What, then, is the real purpose of the bailout? I fear it is something much more ambitious than a one-off gift to big business—that this bailout has been designed to keep pillaging the Treasury for years to come. Remember, the main concern among big market players, particularly banks, is not the lack of credit but their battered share prices. Investors have lost confidence in the banks’ honesty, and with good reason. This is where Treasury’s equity pays off big time.

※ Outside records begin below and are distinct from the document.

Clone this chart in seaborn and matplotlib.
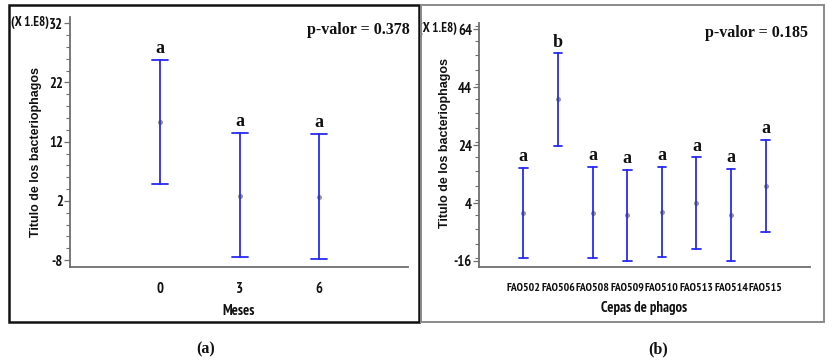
import matplotlib
matplotlib.use("Agg")
import matplotlib.pyplot as plt
import matplotlib.patches as mpatches
from matplotlib import font_manager
from matplotlib.ticker import MultipleLocator
import pandas as pd
import seaborn as sns

# ---------------- data ----------------
meses = ["0", "3", "6"]
meses_mean = [15.3, 2.9, 2.7]
meses_low = [4.9, -7.5, -7.8]
meses_high = [25.8, 13.5, 13.35]
meses_letters = ["a", "a", "a"]
meses_yticks = [-8, 2, 12, 22, 32]

cepas = ["FAO502", "FAO506", "FAO508", "FAO509", "FAO510", "FAO513", "FAO514", "FAO515"]
cepas_mean = [0.6, 39.8, 0.7, 0.0, 0.9, 4.0, 0.0, 9.9]
cepas_low = [-15.1, 23.8, -15.1, -16.0, -14.8, -11.95, -16.0, -6.1]
cepas_high = [16.2, 55.7, 16.6, 15.55, 16.6, 19.9, 15.8, 25.9]
cepas_letters = ["a", "b", "a", "a", "a", "a", "a", "a"]
cepas_yticks = [-16, 4, 24, 44, 64]

pval_a = "p-valor = 0.378"
pval_b = "p-valor = 0.185"
ylabel = "Titulo de los bacteriophagos"
scale_txt = "(X 1.E8)"

# pick a condensed sans family that has a bold face
bold_fams = {f.name for f in font_manager.fontManager.ttflist
             if (f.weight in (600, 700, 800, "bold", "semibold"))}
NARROW = "Liberation Sans"
for cand in ["Liberation Sans Narrow", "Arial Narrow", "Archivo Narrow",
             "PT Sans Narrow", "Roboto Condensed", "Asap Condensed",
             "Open Sans Condensed", "Barlow Semi Condensed", "Barlow Condensed"]:
    if cand in bold_fams:
        NARROW = cand
        break
SANS = "Liberation Sans"
SERIF = "Liberation Serif"

sns.set_theme(style="white")
plt.rcParams["font.family"] = [SANS, "DejaVu Sans"]
plt.rcParams["axes.unicode_minus"] = False

fig = plt.figure(figsize=(8.36, 3.61), dpi=100)

BLUE = "#2a2af5"
DOT = "#9a9a70"
SPINE = "#6e6e6e"
INK = "#111111"


def panel(rect, cats, mean, low, high, letters, yticks, ylim, minor, xlim,
          xlabel, pval, pos_p, capsize, tick_fs, ylab_pos, scale_pos):
    ax = fig.add_axes(rect)
    rows = []
    for c, m, lo, hi in zip(cats, mean, low, high):
        for v in (lo, m, hi):
            rows.append({"cat": c, "val": v})
    df = pd.DataFrame(rows)
    sns.pointplot(data=df, x="cat", y="val", order=cats, estimator="median",
                  errorbar=("pi", 100), linestyle="none", color=DOT,
                  markers="o", markersize=1.6, capsize=capsize,
                  err_kws={"color": BLUE, "linewidth": 1.3}, ax=ax)
    ax.set_ylim(*ylim)
    ax.set_xlim(*xlim)
    ax.set_yticks(yticks)
    ax.yaxis.set_minor_locator(MultipleLocator(minor))
    for s in ("top", "right"):
        ax.spines[s].set_visible(False)
    for s in ("left", "bottom"):
        ax.spines[s].set_color(SPINE)
        ax.spines[s].set_linewidth(1.3)
    ax.tick_params(axis="y", which="major", left=True, length=4, width=0.9,
                   color=SPINE, pad=1)
    ax.tick_params(axis="y", which="minor", left=True, length=3, width=0.8,
                   color=SPINE)
    ax.tick_params(axis="x", bottom=False, pad=5)
    for lab in ax.get_yticklabels():
        lab.set_fontfamily(NARROW)
        lab.set_fontweight("bold")
        lab.set_fontsize(10.5)
        lab.set_color(INK)
    for lab in ax.get_xticklabels():
        lab.set_fontfamily(NARROW)
        lab.set_fontweight("bold")
        lab.set_fontsize(tick_fs)
        lab.set_color(INK)
    ax.set_xlabel(xlabel, fontfamily=NARROW, fontweight="bold", fontsize=10.5,
                  color=INK, labelpad=6)
    ax.set_ylabel(ylabel, fontweight="bold", fontsize=9, color=INK)
    ax.yaxis.set_label_coords(*ylab_pos)
    off = (ylim[1] - ylim[0]) * 0.045
    for i, (hi, l) in enumerate(zip(high, letters)):
        ax.text(i, hi + off, l, ha="center", va="center", fontfamily=SERIF,
                fontweight="bold", fontsize=13, color=INK)
    ax.text(pos_p[0], pos_p[1], pval, transform=ax.transAxes, ha="right",
            va="center", fontfamily=SERIF, fontweight="bold", fontsize=11.5,
            color=INK, clip_on=False)
    ax.text(scale_pos[0], scale_pos[1], scale_txt, transform=ax.transAxes,
            ha="right", va="center", fontfamily=NARROW, fontweight="bold",
            fontsize=9.5, color=INK)
    return ax


ax1 = panel([70 / 836, 1 - 266.7 / 361, 338 / 836, 250 / 361],
            meses, meses_mean, meses_low, meses_high, meses_letters,
            meses_yticks, (-9.1, 33.1), 2, (-1.135, 3.12), "Meses", pval_a,
            (1.006, 0.947), 0.2, 10.5, (-0.083, 0.46), (-0.062, 0.975))

ax2 = panel([479 / 836, 1 - 267.3 / 361, 330.7 / 836, 244 / 361],
            cepas, cepas_mean, cepas_low, cepas_high, cepas_letters,
            cepas_yticks, (-18.2, 66.07), 5, (-1.28, 8.27), "Cepas de phagos",
            pval_b, (0.995, 0.96), 0.25, 8.5, (-0.085, 0.51), (-0.066, 0.977))

# panel borders
fig.add_artist(mpatches.Rectangle((9 / 836, 1 - 322 / 361), 410 / 836, 317 / 361,
                                  transform=fig.transFigure, fill=False,
                                  edgecolor=INK, linewidth=1.8))
fig.add_artist(mpatches.Rectangle((421 / 836, 1 - 322 / 361), 403 / 836, 317 / 361,
                                  transform=fig.transFigure, fill=False,
                                  edgecolor="#8a8a8a", linewidth=1.4))

fig.text(206 / 836, 1 - 349 / 361, "(a)", ha="center", va="center",
         fontfamily=SERIF, fontweight="bold", fontsize=11.5, color=INK)
fig.text(658 / 836, 1 - 349 / 361, "(b)", ha="center", va="center",
         fontfamily=SERIF, fontweight="bold", fontsize=11.5, color=INK)

fig.savefig("out.png", dpi=100, facecolor="white")
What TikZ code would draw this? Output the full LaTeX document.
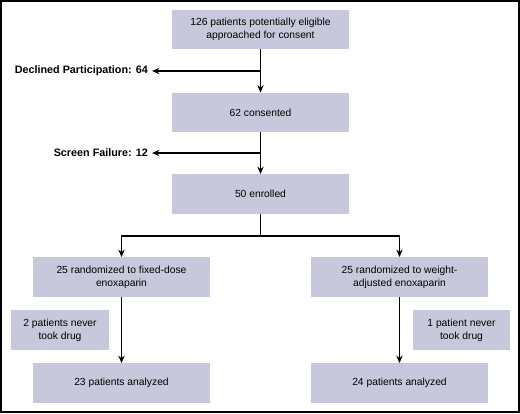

….for the banks, the best part is that the government is paying them—in some cases billions of dollars—to accept its seal of approval. For taxpayers, on the other hand, this entire plan is extremely risky, and may well cost significantly more than Paulson’s original idea of buying up $700 billion in toxic debts. Now taxpayers aren’t just on the hook for the debts but, arguably, for the fate of every corporation that sells them equity.
The spreading tide of troubles at other banks, and in other sectors of the economy, signals the colossal failure of the $700 billion bailout. Based on the numbers, it’s at least ten times as bad as originally presented.
When even Alan Greenspan admits that his free market convictions are no longer operative, and when noted economists confess to a perplexity about how bad things are and how to solve them, it’s clear that we are no longer in the realm of economics and policy. What we are witnessing is the collapse of a cultural mythology — the myth of self-regulating free markets and the political ideology that has championed it for a generation.
There is some comfort to be had in self-delusions being laid bare — at least until market apologists weigh in with their instant-revisionist histories. Still, the task of re-conceptualizing the ideal parameters of a healthy economy is only beginning.
Besides inaugurating a new regime of international regulation and new types of government oversight, a more basic intellectual excavation is needed. How shall we define “value” in a market economy? How shall we make such definitions comport with actual resources, risk, need and “demand”? Is market price an adequate metric of value?
Given the propensity of markets to ignore hidden subsidies from the commons and to dump their wastes into the commons, the very idea that price can adequately convey the many dimensions of “value” is problematic. After all, the current financial meltdown has revealed how unreliable prices actually were as an indice of value. They did not reflect the costs of government-subsidized risk, or the social disruptions and environmental damage of normal business, or the costs of government intervention to bail out firms “too big to fail.”
Prices did not incorporate these other, quite real genres of value. And yet these “efficient” market prices were seen as real. And why not? They were so darn useful. For investors, prices served a valuable function in privatizing profit and socializing risk. Investors benefited from systemically excluding important risks and costs, particularly when the government, in the end, would have to step in and cover those risks and costs.
It may be too early to initiate an ideological autopsy on free market myths while catastrophe looms. There’s too much going on and, in any case, the first priority must be to save people’s homes, jobs and retirement savings, and major economic sectors. But after the financial reckoning is met, and some measure of stability and trust is restored, there must be a frank and far-reaching ideological reckoning.